### Data for this exercise ###

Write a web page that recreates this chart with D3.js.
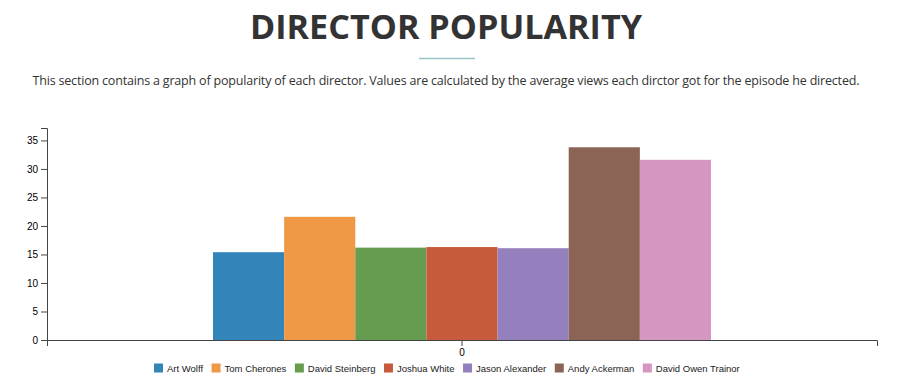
<!DOCTYPE html>
<html lang="en">
<head>
<meta charset="utf-8"/>
<script src="https://cdn.jsdelivr.net/npm/d3@7"></script>
<style>
  body { margin: 0; background: #fff; }
  text { font-family: "Open Sans", sans-serif; }
</style>
</head>
<body>
<script>
  // data
  var directors = ["Art Wolff", "Tom Cherones", "David Steinberg", "Joshua White",
                   "Jason Alexander", "Andy Ackerman", "David Owen Trainor"];
  var views = [15.4, 21.6, 16.2, 16.3, 16.1, 33.8, 31.6];
  var colors = ["#3385b9", "#ef9846", "#659c4f", "#c65a3a", "#9480bd", "#8c6455", "#d596c1"];
  var groups = ["0"];
  var yTicks = [0, 5, 10, 15, 20, 25, 30, 35];

  var w = 912, h = 386;
  var svg = d3.select("body").append("svg")
      .attr("width", w)
      .attr("height", h);

  // heading
  svg.append("text")
      .attr("x", 446).attr("y", 39)
      .attr("text-anchor", "middle")
      .attr("textLength", 392)
      .attr("lengthAdjust", "spacingAndGlyphs")
      .style("font-size", "34px")
      .style("font-weight", 700)
      .style("fill", "#333")
      .text("DIRECTOR POPULARITY");

  svg.append("line")
      .attr("x1", 419).attr("x2", 475)
      .attr("y1", 58.5).attr("y2", 58.5)
      .style("stroke", "#94c4c6")
      .style("stroke-width", 1.5);

  svg.append("text")
      .attr("x", 446).attr("y", 85)
      .attr("text-anchor", "middle")
      .attr("textLength", 827)
      .attr("lengthAdjust", "spacing")
      .style("font-size", "12.5px")
      .style("fill", "#333")
      .text("This section contains a graph of popularity of each director. Values are calculated by the average views each dirctor got for the episode he directed.");

  // chart
  var mLeft = 47, mRight = 877, mTop = 128, mBottom = 340;

  var x0 = d3.scaleBand().domain(groups).range([mLeft, mRight]).padding(0.25);
  var x1 = d3.scaleBand().domain(directors).range([0, x0.bandwidth()]);
  var y = d3.scaleLinear().domain([0, d3.max(views) * 1.1]).range([mBottom, mTop]);

  var color = d3.scaleOrdinal().domain(directors).range(colors);

  var rows = directors.map(function(d, i) { return { name: d, value: views[i] }; });

  svg.append("g")
      .attr("transform", "translate(" + x0("0") + ",0)")
    .selectAll("rect")
    .data(rows)
    .enter().append("rect")
      .attr("x", function(d) { return x1(d.name); })
      .attr("y", function(d) { return y(d.value); })
      .attr("width", x1.bandwidth())
      .attr("height", function(d) { return mBottom - y(d.value); })
      .style("fill", function(d) { return color(d.name); });

  svg.append("g")
      .attr("transform", "translate(0," + mBottom + ")")
      .call(d3.axisBottom(x0))
      .selectAll("text").style("font-family", "sans-serif");

  svg.append("g")
      .attr("transform", "translate(" + mLeft + ",0)")
      .call(d3.axisLeft(y).tickValues(yTicks))
      .selectAll("text").style("font-family", "sans-serif");

  svg.selectAll(".domain, .tick line").style("stroke", "#444");

  // legend
  var legend = svg.append("g").attr("transform", "translate(0,372)");
  var lx = 154;
  rows.forEach(function(d) {
    legend.append("rect")
        .attr("x", lx).attr("y", -8.5)
        .attr("width", 9).attr("height", 9)
        .style("fill", color(d.name));
    var t = legend.append("text")
        .attr("x", lx + 13).attr("y", 0)
        .style("font-family", "'Liberation Sans', Arial, sans-serif")
        .style("font-size", "9.5px")
        .style("fill", "#222")
        .text(d.name);
    lx += 13 + t.node().getComputedTextLength() + 8.5;
  });
</script>
</body>
</html>
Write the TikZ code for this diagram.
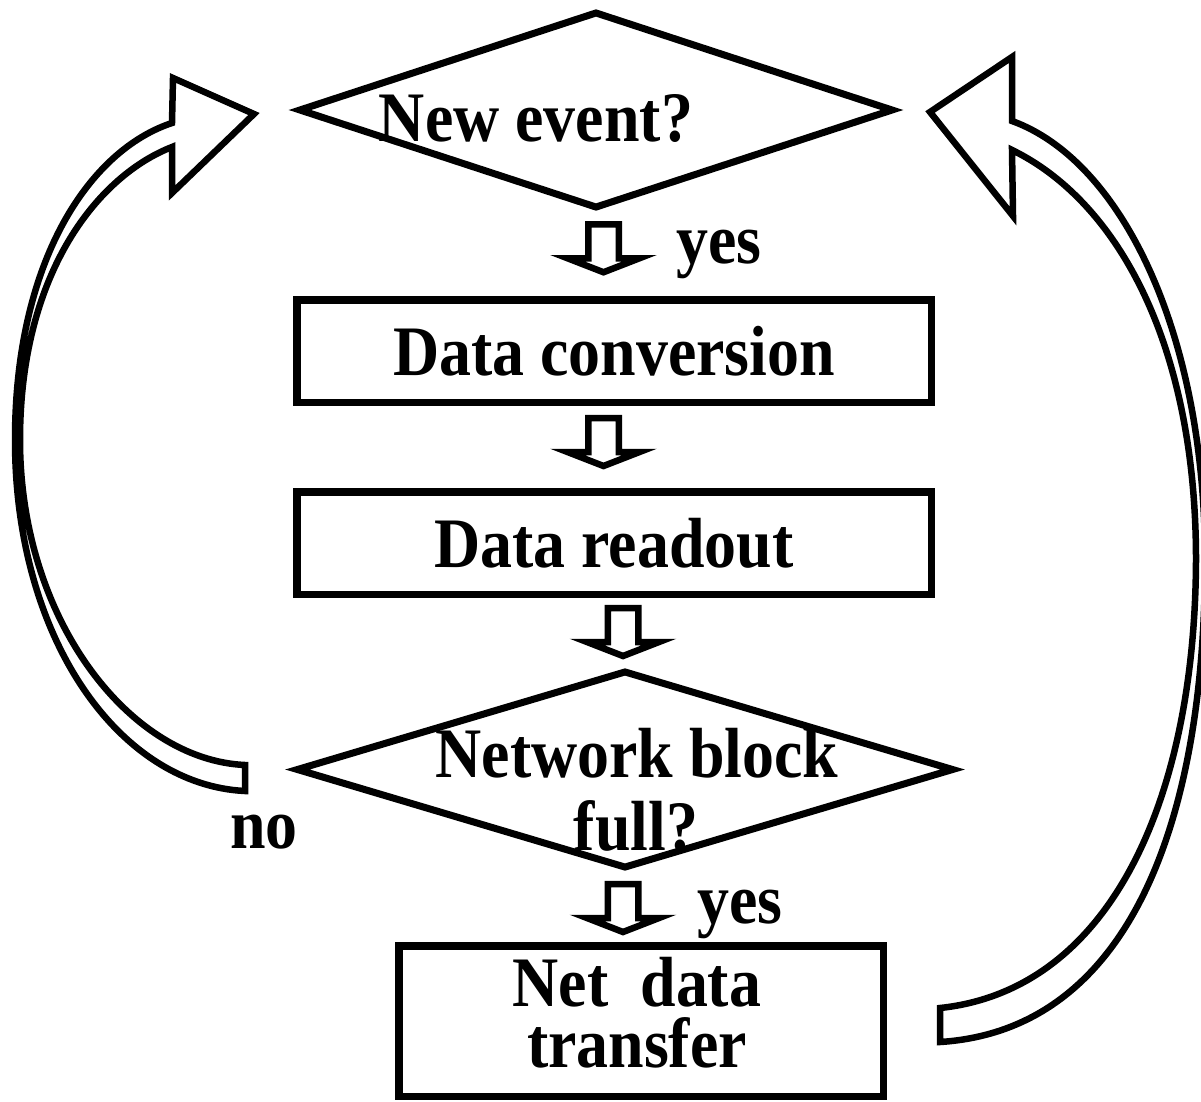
\documentclass[tikz,border=0pt]{standalone}
\usepackage{fontspec}
\setmainfont{Liberation Serif}[FakeStretch=0.9]
\usetikzlibrary{shapes.geometric}

\newcommand{\bigbold}{\fontsize{71}{61}\selectfont\bfseries}

\begin{document}
\begin{tikzpicture}[
    x=1pt, y=-1pt,
    flowbox/.style={rectangle, draw=black, line width=7.5pt, inner sep=0pt, align=center, font=\bigbold},
    decision/.style={diamond, draw=black, line width=7pt, inner sep=0pt},
    lbl/.style={font=\bigbold, inner sep=0pt, anchor=base},
    fatline/.style={draw=black, line width=6.5pt, line join=miter, fill=white},
    pics/downblk/.style={code={
        \draw[fatline] (-15.25,0) -- (15.25,0) -- (15.25,34) -- (36,34) -- (0,48)
            -- (-36,34) -- (-15.25,34) -- cycle;
    }}
]
\clip (0,0) rectangle (1201,1101);

% Decisions
\node[decision, minimum width=595pt, minimum height=197pt] (newev) at (596,110) {};
\node[decision, minimum width=658pt, minimum height=198pt] (netblk) at (625,769.5) {};

% Process boxes
\node[flowbox, minimum width=634.5pt, minimum height=102.5pt] (conv) at (614,351) {Data conversion};
\node[flowbox, minimum width=634.5pt, minimum height=102.5pt] (readout) at (614,543) {Data readout};
\node[flowbox, minimum width=484.5pt, minimum height=150.5pt] (xfer) at (641,1021) {};

% Texts
\node[lbl] (newev_t) at (536,141) {New event?};
\node[lbl] (netblk_t1) at (637,777) {Network block};
\node[lbl] (netblk_t2) at (636,850) {full?};
\node[lbl, anchor=center, align=center] (xfer_t) at (637,1013) {Net\ \ data\\transfer};

% Branch labels
\node[lbl, anchor=base west] (yes1) at (676,263) {yes};
\node[lbl, anchor=base west] (yes2) at (697,923) {yes};
\node[lbl, anchor=base west] (no) at (230,848) {no};

% Straight block arrows
\pic at (603.5,224.25) {downblk};
\pic at (603.5,418) {downblk};
\pic at (623,608) {downblk};
\pic at (623,884) {downblk};

% Loop back on "no"
\draw[fatline] (245,791) .. controls (120,785) and (15,640) .. (15,440)
    .. controls (15,260) and (90,150) .. (172,123) -- (173,78) -- (254,114)
    -- (172,193) -- (172,147) .. controls (100,175) and (20,270) .. (20,440)
    .. controls (20,620) and (130,760) .. (245,765) -- cycle;

% Loop back after transfer
\draw[fatline] (1012,121) .. controls (1120,160) and (1205,330) .. (1205,560)
    .. controls (1205,820) and (1130,1030) .. (940,1042) -- (940,1008)
    .. controls (1110,990) and (1195,800) .. (1196,560)
    .. controls (1196,340) and (1115,200) .. (1012,150) -- (1013,216)
    -- (930,112) -- (1012,57) -- cycle;

\end{tikzpicture}
\end{document}
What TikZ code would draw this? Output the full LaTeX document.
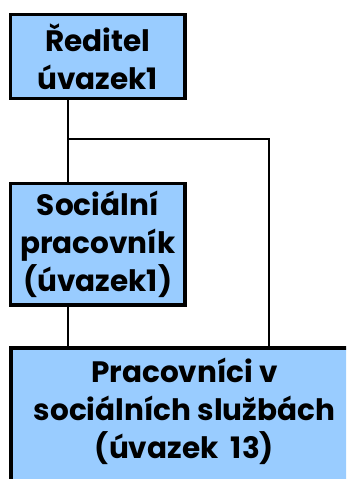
\documentclass[tikz,border=0pt]{standalone}
\usepackage{fontspec}
\setmainfont{Poppins}
\definecolor{boxblue}{RGB}{153,204,255}
\begin{document}
\begin{tikzpicture}[x=1pt,y=1pt,
  orgfont/.style={font=\bfseries\fontsize{29.5}{38}\selectfont},
  orgbox/.style={draw=black, line width=3.2pt, fill=boxblue, inner sep=0pt, align=center, orgfont},
  orgtext/.style={inner sep=0pt, align=center, orgfont},
  conn/.style={draw=black, line width=2.2pt}]
\useasboundingbox (0,0) rectangle (346,479);
\fill[white] (0,0) rectangle (346,479);
\begin{scope}
\clip (0,0) rectangle (346,479);
\node[orgbox, minimum width=174.5pt, minimum height=84pt] (dir) at (97.75,422.5) {Ředitel\\úvazek1};
\node[orgbox, minimum width=174.5pt, minimum height=121.5pt] (soc) at (97.75,234.75) {Sociální\\pracovník\\(úvazek1)};
\node[orgbox, minimum width=347pt, minimum height=170pt, anchor=north] (prac) at (184.5,132.5) {};
\node[orgtext, anchor=north] (pracT) at ([yshift=-11pt]prac.north) {Pracovníci v\\sociálních službách\\(úvazek~ 13)};
\coordinate (j1) at (68,340);
\coordinate (j2) at (269,340);
\draw[conn] (68,0 |- dir.south) -- (68,0 |- soc.north);
\draw[conn] (j1) -- (j2) -- (269,0 |- prac.north);
\draw[conn] (68,0 |- soc.south) -- (68,0 |- prac.north);
\end{scope}
\end{tikzpicture}
\end{document}
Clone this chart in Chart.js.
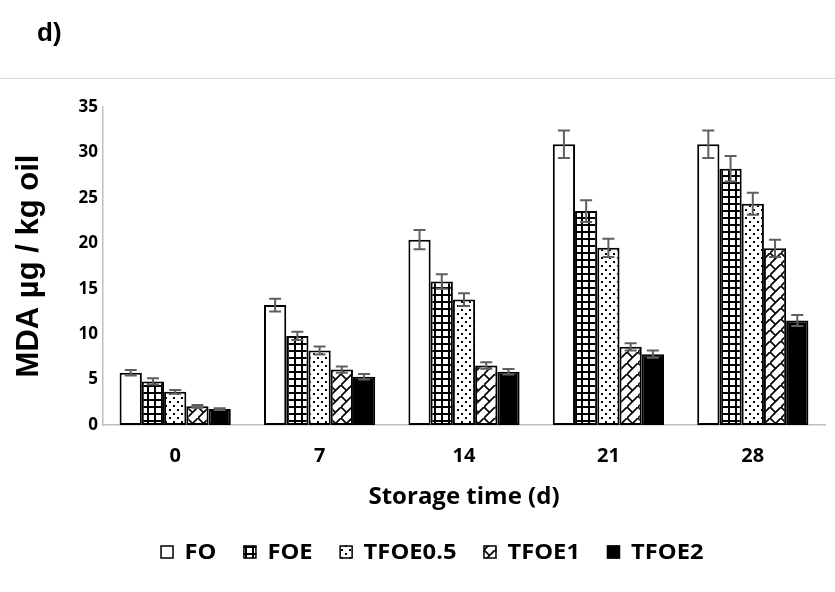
<!DOCTYPE html>
<html>
<head>
<meta charset="utf-8">
<script src="https://cdn.jsdelivr.net/npm/chart.js@4.4.0/dist/chart.umd.min.js"></script>
<style>
  html, body { margin: 0; padding: 0; background: #fff; }
  #wrap { position: relative; width: 835px; height: 592px; }
  #panel { position: absolute; left: 37px; top: 17px; font: bold 26px "Liberation Sans", Arial, sans-serif; color: #000; }
  #rule { position: absolute; left: 0; top: 78px; width: 835px; height: 1px; background: #d9d9d9; }
  canvas { position: absolute; left: 0; top: 0; }
</style>
</head>
<body>
<div id="wrap">
  <canvas id="c" width="835" height="592"></canvas>
  <div id="panel">d)</div>
  <div id="rule"></div>
</div>
<script>
// Storage days on the x axis
const categories = ['0', '7', '14', '21', '28'];
const seriesNames = ['FO', 'FOE', 'TFOE0.5', 'TFOE1', 'TFOE2'];

// MDA (µg / kg oil) per sample, one value per storage day
const FO      = [5.75, 13.2, 20.4, 30.9, 30.9];
const FOE     = [4.8, 9.8, 15.8, 23.55, 28.2];
const TFOE05  = [3.65, 8.2, 13.8, 19.5, 24.35];
const TFOE1   = [2.05, 6.1, 6.55, 8.6, 19.45];
const TFOE2   = [1.75, 5.3, 5.85, 7.8, 11.5];

// Standard deviations
const FO_err     = [0.3, 0.7, 1.05, 1.5, 1.5];
const FOE_err    = [0.35, 0.45, 0.8, 1.2, 1.4];
const TFOE05_err = [0.2, 0.45, 0.7, 1.0, 1.2];
const TFOE1_err  = [0.15, 0.35, 0.35, 0.4, 0.95];
const TFOE2_err  = [0.1, 0.3, 0.3, 0.4, 0.6];

const yTicks = [0, 5, 10, 15, 20, 25, 30, 35];

const TICK_FONT = '"Open Sans", sans-serif';

// ---- fill patterns ----
function tile(w, h, draw) {
  const c = document.createElement('canvas');
  c.width = w; c.height = h;
  const g = c.getContext('2d');
  g.fillStyle = '#fff';
  g.fillRect(0, 0, w, h);
  g.fillStyle = '#000';
  g.strokeStyle = '#000';
  draw(g, w, h);
  return document.getElementById('c').getContext('2d').createPattern(c, 'repeat');
}
const solidWhite = '#ffffff';
const gridPattern = tile(7, 7, (g) => {
  g.fillRect(0, 0, 7, 2);
  g.fillRect(0, 0, 2, 7);
});
const dotPattern = tile(8, 8, (g) => {
  g.fillRect(1, 1, 2, 2);
  g.fillRect(5, 5, 2, 2);
});
const zigPattern = tile(11, 11, (g, w, h) => {
  g.lineWidth = 1.7;
  g.beginPath();
  g.moveTo(-1, h + 1); g.lineTo(w + 1, -1);
  g.moveTo(0, 0); g.lineTo(w / 2, h / 2);
  g.stroke();
});
const solidBlack = '#000000';

const fills = [solidWhite, gridPattern, dotPattern, zigPattern, solidBlack];
const values = [FO, FOE, TFOE05, TFOE1, TFOE2];
const errors = [FO_err, FOE_err, TFOE05_err, TFOE1_err, TFOE2_err];

const datasets = seriesNames.map((name, i) => ({
  label: name,
  data: values[i],
  errors: errors[i],
  backgroundColor: fills[i],
  borderColor: '#000',
  borderWidth: 2,
  borderSkipped: false,
  categoryPercentage: 0.77,
  barPercentage: 1.0
}));

// error bars drawn from each bar's value ± deviation
const errorBars = {
  id: 'errorBars',
  afterDatasetsDraw(chart) {
    const ctx = chart.ctx;
    const y = chart.scales.y;
    ctx.save();
    ctx.strokeStyle = '#5f5f5f';
    ctx.lineWidth = 2;
    chart.data.datasets.forEach((ds, i) => {
      const meta = chart.getDatasetMeta(i);
      meta.data.forEach((bar, j) => {
        const v = ds.data[j], e = ds.errors[j];
        const top = y.getPixelForValue(v + e);
        const bot = y.getPixelForValue(v - e);
        const x = bar.x;
        ctx.beginPath();
        ctx.moveTo(x, top); ctx.lineTo(x, bot);
        ctx.moveTo(x - 6, top); ctx.lineTo(x + 6, top);
        ctx.moveTo(x - 6, bot); ctx.lineTo(x + 6, bot);
        ctx.stroke();
      });
    });
    ctx.restore();
  }
};

// legend row below the axis title
const bottomLegend = {
  id: 'bottomLegend',
  afterDraw(chart) {
    const ctx = chart.ctx;
    const box = 13, gapText = 11, gapItem = 27, sx = 1.13;
    const cy = 552, cx = 432;
    ctx.save();
    ctx.font = 'bold 21px ' + TICK_FONT;
    ctx.textBaseline = 'middle';
    const widths = chart.data.datasets.map(d => ctx.measureText(d.label).width * sx);
    let total = 0;
    widths.forEach((w, i) => { total += box + gapText + w + (i < widths.length - 1 ? gapItem : 0); });
    let x = cx - total / 2;
    chart.data.datasets.forEach((d, i) => {
      ctx.fillStyle = d.backgroundColor;
      ctx.fillRect(x, cy - box / 2, box, box);
      ctx.strokeStyle = '#000';
      ctx.lineWidth = 1.5;
      ctx.strokeRect(x + 0.5, cy - box / 2 + 0.5, box - 1, box - 1);
      ctx.fillStyle = '#000';
      ctx.save();
      ctx.translate(x + box + gapText, cy + 1);
      ctx.scale(sx, 1);
      ctx.fillText(d.label, 0, 0);
      ctx.restore();
      x += box + gapText + widths[i] + gapItem;
    });
    ctx.restore();
  }
};

new Chart(document.getElementById('c'), {
  type: 'bar',
  data: { labels: categories, datasets },
  options: {
    responsive: false,
    animation: false,
    layout: { padding: { top: 107, right: 10, bottom: 60, left: 0 } },
    plugins: { legend: { display: false }, tooltip: { enabled: false } },
    scales: {
      x: {
        grid: { display: false, drawTicks: false },
        border: { display: true, color: '#bfbfbf', width: 1.5 },
        ticks: { color: '#000', font: { family: TICK_FONT, weight: 'bold', size: 20 }, padding: 19 },
        title: {
          display: true, text: 'Storage time (d)', color: '#000',
          font: { family: TICK_FONT, weight: 'bold', size: 24 },
          padding: { top: 0, bottom: 20 }
        },
        afterFit(s) { s.height = 107; }
      },
      y: {
        min: 0, max: 35,
        afterBuildTicks(s) { s.ticks = yTicks.map(v => ({ value: v })); },
        grid: { display: false, drawTicks: false },
        border: { display: true, color: '#bfbfbf', width: 1.5 },
        ticks: { color: '#000', font: { family: TICK_FONT, weight: 'bold', size: 17 }, padding: 5 },
        title: {
          display: true, text: 'MDA µg / kg oil', color: '#000',
          font: { family: '"Liberation Sans", Arial, sans-serif', weight: 'bold', size: 31 },
          padding: { top: 11, bottom: 0 }
        },
        afterFit(s) { s.width = 103; }
      }
    }
  },
  plugins: [errorBars, bottomLegend]
});
</script>
</body>
</html>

###

> _Task prompt_:
Your task is to restate word for word the lines from the top of the data to the line containing "var yTicks = [0, 5, 10, 15, 20, 25, 30, 35];", both ends included, with every picture left out.

> _The result_:
Write a web page that recreates this chart with D3.js.
<!DOCTYPE html>
<html lang="en">
<head>
<meta charset="utf-8"/>
<script src="https://cdn.jsdelivr.net/npm/d3@7"></script>
<style>
  body { margin: 0; background: #fff; }
  text { font-family: "Open Sans", sans-serif; }
</style>
</head>
<body>
<script>
  // data
  var directors = ["Art Wolff", "Tom Cherones", "David Steinberg", "Joshua White",
                   "Jason Alexander", "Andy Ackerman", "David Owen Trainor"];
  var views = [15.4, 21.6, 16.2, 16.3, 16.1, 33.8, 31.6];
  var colors = ["#3385b9", "#ef9846", "#659c4f", "#c65a3a", "#9480bd", "#8c6455", "#d596c1"];
  var groups = ["0"];
  var yTicks = [0, 5, 10, 15, 20, 25, 30, 35];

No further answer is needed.